Thursday, July 1, 2010

28 Cows Quarantined for Exposure to Frack Waste

The Pennsylvania Department of Agriculture quarantined 28 cows on a Tioga County farm after they came into contact  with drilling wastewater from a nearby natural gas operation. The cows were out to pasture when a holding pond that was collecting frack flowback leaked. The leaky frack pit is on a well pad being drilled by East Resources Inc.

Agriculture Secretary Russell Redding said uncertainty over the quantity of wastewater the cattle may have consumed warranted the quarantine in order to protect the public from eating potentially contaminated beef.

“Cattle are drawn to the taste of salty water,” Redding said. “Drilling wastewater has high salinity levels, but it also contains dangerous chemicals and metals.  We took this precaution in order to protect the public from consuming any of this potentially contaminated product should it be marketed for human consumption.”

The frack leak killed grass in a 30- x 40-foot area where the wastewater had pooled, and the wet area extended about 200-300 feet into the pasture.
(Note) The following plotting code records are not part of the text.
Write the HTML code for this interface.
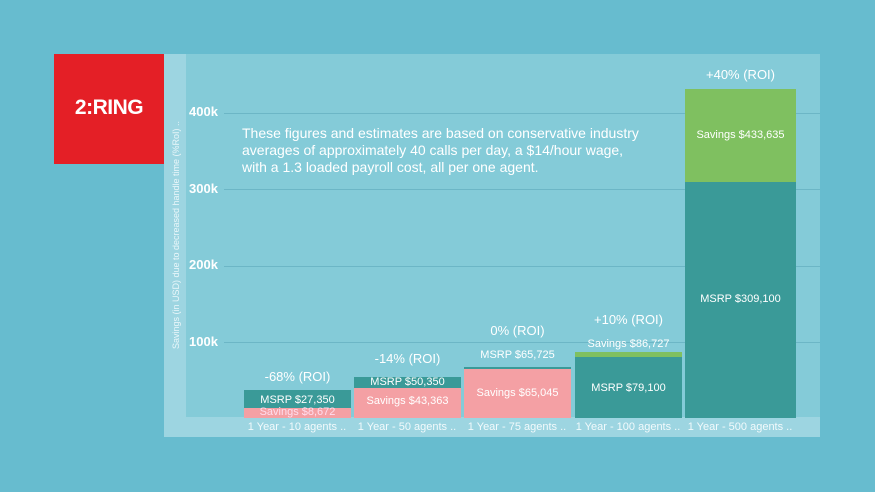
<!DOCTYPE html>
<html><head><style>
*{margin:0;padding:0;box-sizing:border-box}
body{width:875px;height:492px;background:#67bccf;position:relative;overflow:hidden;font-family:"Liberation Sans",sans-serif}
.a{position:absolute}
.g{position:absolute;left:224px;width:596px;height:1px;background:#6cb6c6}
.yl{position:absolute;left:189px;font-size:13px;color:#fff;font-weight:bold}
.t{position:absolute;color:#fff;text-align:center;white-space:nowrap}
.teal{background:#3a9a98}.pink{background:#f4a0a4}.green{background:#7fc060}
.xl{position:absolute;top:421px;font-size:11px;color:#f2fafc;text-align:center;width:110px}
</style></head><body>
<div class="a" style="left:54px;top:54px;width:110px;height:110px;background:#e41f26"></div>
<div class="t" style="left:54px;top:96px;width:110px;font-size:21px;font-weight:bold;letter-spacing:-0.5px">2:RING</div>
<div class="a" style="left:164px;top:54px;width:656px;height:383px;background:#84cbd8"></div>
<div class="a" style="left:164px;top:54px;width:22px;height:383px;background:#9dd5e1"></div>
<div class="a" style="left:186px;top:417px;width:634px;height:20px;background:#9dd5e1"></div>
<div class="t" style="left:176px;top:235px;font-size:9px;color:#eaf7fa;transform:translate(-50%,-50%) rotate(-90deg)">Savings (in USD) due to decreased handle time (%RoI) ..</div>
<div class="g" style="top:113px"></div><div class="g" style="top:189px"></div><div class="g" style="top:266px"></div><div class="g" style="top:342px"></div>
<div class="yl" style="top:104px">400k</div><div class="yl" style="top:181px">300k</div><div class="yl" style="top:257px">200k</div><div class="yl" style="top:334px">100k</div>
<div class="a" style="left:242px;top:125px;font-size:14px;line-height:17px;color:#fff">These figures and estimates are based on conservative industry<br>averages of approximately 40 calls per day, a $14/hour wage,<br>with a 1.3 loaded payroll cost, all per one agent.</div>

<div class="a teal" style="left:244px;top:390px;width:107px;height:18px"></div>
<div class="a pink" style="left:244px;top:408px;width:107px;height:10px"></div>
<div class="t" style="left:244px;width:107px;top:394px;font-size:11px">MSRP $27,350</div>
<div class="t" style="left:244px;width:107px;top:406px;font-size:11px;color:#fde">Savings $8,672</div>
<div class="t" style="left:244px;width:107px;top:369px;font-size:13px">-68% (ROI)</div>

<div class="a teal" style="left:354px;top:377px;width:107px;height:11px"></div>
<div class="a pink" style="left:354px;top:388px;width:107px;height:30px"></div>
<div class="t" style="left:354px;width:107px;top:376px;font-size:11px">MSRP $50,350</div>
<div class="t" style="left:354px;width:107px;top:395px;font-size:11px">Savings $43,363</div>
<div class="t" style="left:354px;width:107px;top:351px;font-size:13px">-14% (ROI)</div>

<div class="a teal" style="left:464px;top:367px;width:107px;height:2px"></div>
<div class="a pink" style="left:464px;top:369px;width:107px;height:49px"></div>
<div class="t" style="left:464px;width:107px;top:387px;font-size:11px">Savings $65,045</div>
<div class="t" style="left:464px;width:107px;top:349px;font-size:11px">MSRP $65,725</div>
<div class="t" style="left:464px;width:107px;top:323px;font-size:13px">0% (ROI)</div>

<div class="a green" style="left:575px;top:352px;width:107px;height:5px"></div>
<div class="a teal" style="left:575px;top:357px;width:107px;height:61px"></div>
<div class="t" style="left:575px;width:107px;top:382px;font-size:11px">MSRP $79,100</div>
<div class="t" style="left:575px;width:107px;top:338px;font-size:11px">Savings $86,727</div>
<div class="t" style="left:575px;width:107px;top:312px;font-size:13px">+10% (ROI)</div>

<div class="a green" style="left:685px;top:89px;width:111px;height:93px"></div>
<div class="a teal" style="left:685px;top:182px;width:111px;height:236px"></div>
<div class="t" style="left:685px;width:111px;top:129px;font-size:11px">Savings $433,635</div>
<div class="t" style="left:685px;width:111px;top:293px;font-size:11px">MSRP $309,100</div>
<div class="t" style="left:685px;width:111px;top:67px;font-size:13px">+40% (ROI)</div>

<div class="xl" style="left:242px">1 Year - 10 agents ..</div>
<div class="xl" style="left:352px">1 Year - 50 agents ..</div>
<div class="xl" style="left:462px">1 Year - 75 agents ..</div>
<div class="xl" style="left:573px">1 Year - 100 agents ..</div>
<div class="xl" style="left:685px">1 Year - 500 agents ..</div>
</body></html>
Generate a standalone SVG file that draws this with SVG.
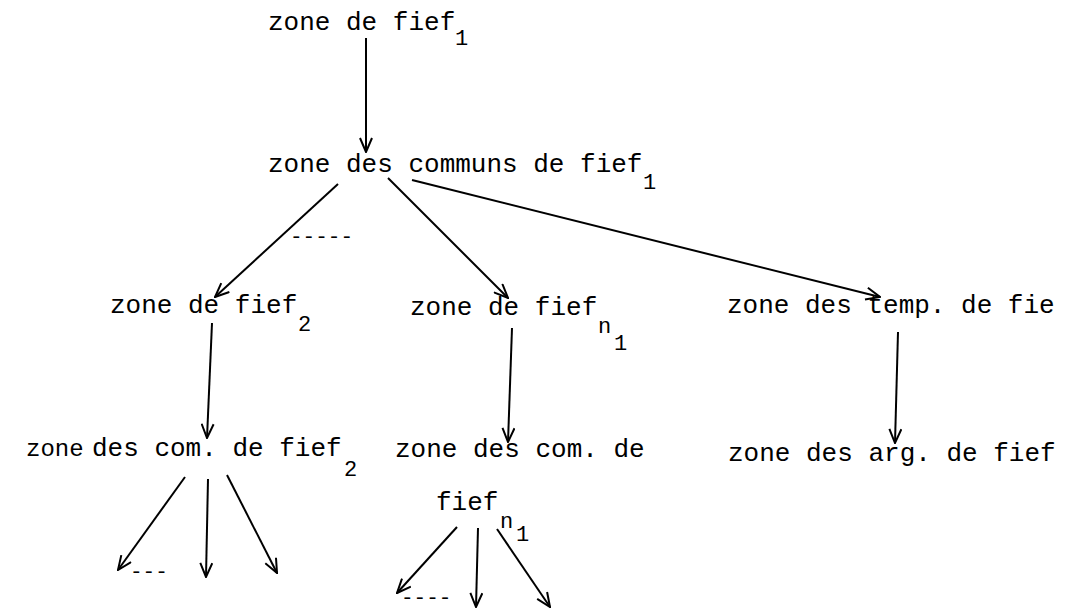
<svg xmlns="http://www.w3.org/2000/svg" width="1075" height="609" viewBox="0 0 1075 609">
<style>
text{font-family:"Liberation Mono","Courier New",monospace;fill:#000}
.t{font-size:26px}
.z{font-size:24px}
.s{font-size:22px}
.d{font-size:21px}
.c line{stroke:#000;stroke-width:2;fill:none;marker-end:url(#ah)}
</style>
<defs>
<marker id="ah" markerUnits="userSpaceOnUse" markerWidth="16" markerHeight="14" viewBox="0 0 16 14" refX="15" refY="7" orient="auto">
<path d="M1,1 L15,7 L1,13" fill="none" stroke="#000" stroke-width="2"/>
</marker>
</defs>
<rect width="1075" height="609" fill="#fff"/>
<g id="n1"><text class="t" x="268" y="30">zone de fief</text><text class="s" x="455" y="45">1</text></g>
<g id="n2"><text class="t" x="268" y="172">zone des communs de fief</text><text class="s" x="643" y="189">1</text></g>
<g id="n3"><text class="t" x="110" y="313">zone de fief</text><text class="s" x="298" y="331">2</text></g>
<g id="n4"><text class="t" x="410" y="315">zone de fief</text><text class="s" x="598" y="333">n</text><text class="s" x="614" y="350">1</text></g>
<g id="n5"><text class="t" x="727" y="313">zone des temp. de fie</text></g>
<g id="n6"><text class="z" x="26" y="456">zone</text><text class="t" x="92" y="456">des com. de fief</text><text class="s" x="344" y="476">2</text></g>
<g id="n7"><text class="t" x="395" y="457">zone des com. de</text><text class="t" x="436" y="510">fief</text><text class="s" x="500" y="528">n</text><text class="s" x="516" y="541">1</text></g>
<g id="n8"><text class="t" x="728" y="461">zone des arg. de fief</text></g>
<g id="dots">
<text class="d" x="290" y="243">-----</text>
<text class="d" x="130" y="578">---</text>
<text class="d" x="401" y="604">----</text>
</g>
<g id="connectors" class="c">
<line x1="366" y1="38" x2="366" y2="152"/>
<line x1="338" y1="184" x2="215" y2="297"/>
<line x1="388" y1="178" x2="508" y2="298"/>
<line x1="412" y1="180" x2="880" y2="297"/>
<line x1="212" y1="323" x2="207" y2="438"/>
<line x1="512" y1="328" x2="508" y2="442"/>
<line x1="898" y1="332" x2="895" y2="443"/>
<line x1="185" y1="477" x2="118" y2="570"/>
<line x1="208" y1="479" x2="206" y2="577"/>
<line x1="227" y1="475" x2="277" y2="573"/>
<line x1="457" y1="527" x2="397" y2="593"/>
<line x1="478" y1="528" x2="476" y2="607"/>
<line x1="497" y1="529" x2="550" y2="607"/>
</g>
</svg>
The cattle had potential access to the pool for three days or more before the gas company fenced off the area.

Tests of the wastewater showed that chloride, iron, sulfate, barium, magnesium, manganese, potassium, sodium, strontium and calcium were present. The main element of concern, according to Redding, is the heavy metal strontium - it can be toxic to humans, especially growing children. Strontium takes a long time to pass through an animal’s system because it is preferentially deposited in bone and released in the body at varying rates. 
Read the entire press release here.


  1. So if cows get quarantined, will whitetailed deer? Will hunter harvested venison carcasses have to be tested? Will this end the venison donation program? I've asked these questions to DEC way back in January. I have yet to receive a response.

  2. Not to mention that leaked water doesn't just sit on the surface of the ground. It seems into groundwater, well water, and runs off into creeks. Do these people really think these collection pools are safe? When it rains hard, they over flow. No one is monitoring it. And I have met guys who worked down there who quit because of what they saw happening with these pits. And these aren't hippy-dippy tree hugger guys, they are sportsmen who hunt and fish and eat what they catch. This is really the end of the world in my opinion. I am sick to death about all of it and I am considering moving to a different country that doesn't allow fracking.